Monte Carlo Dropout Neural Networks for Forecasting Sinusoidal Time Series: Performance Evaluation and Uncertainty Quantification

Abstract

Accurately forecasting sinusoidal time series is essential in various scientific and engineering applications. However, traditional models such as the seasonal autoregressive integrated moving average (SARIMA) rely on assumptions of linearity and stationarity, which may not adequately capture the complex periodic behaviors of sinusoidal data, including varying amplitudes, phase shifts, and nonlinear trends. This study investigates Monte Carlo dropout neural networks (MCDO NNs) as an alternative approach for both forecasting and uncertainty quantification. The performance of MCDO NNs is evaluated across six sinusoidal time series models, each exhibiting different dynamic characteristics.
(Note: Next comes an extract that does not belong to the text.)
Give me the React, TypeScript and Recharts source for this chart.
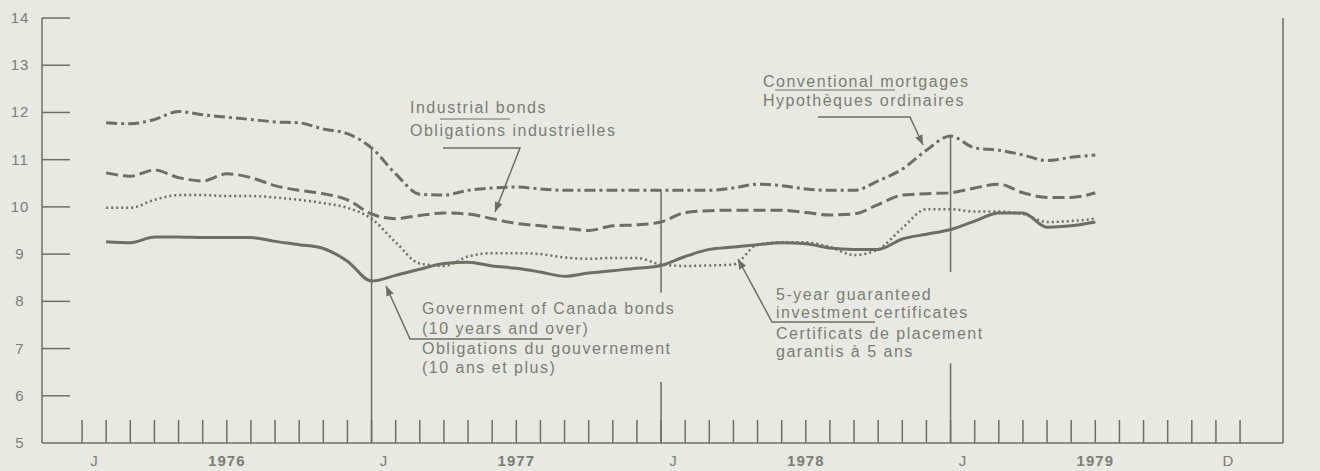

Results indicate that MCDO NNs consistently outperform SARIMA in terms of root mean square error, mean absolute percentage error, and the coefficient of determination, while also producing more reliable prediction intervals. To assess real-world applicability, the airline passenger dataset is used, demonstrating MCDO’s ability to effectively capture periodic structures. These findings suggest that MCDO NNs provide a robust alternative to SARIMA for sinusoidal time series forecasting, offering both improved accuracy and well-calibrated uncertainty estimates.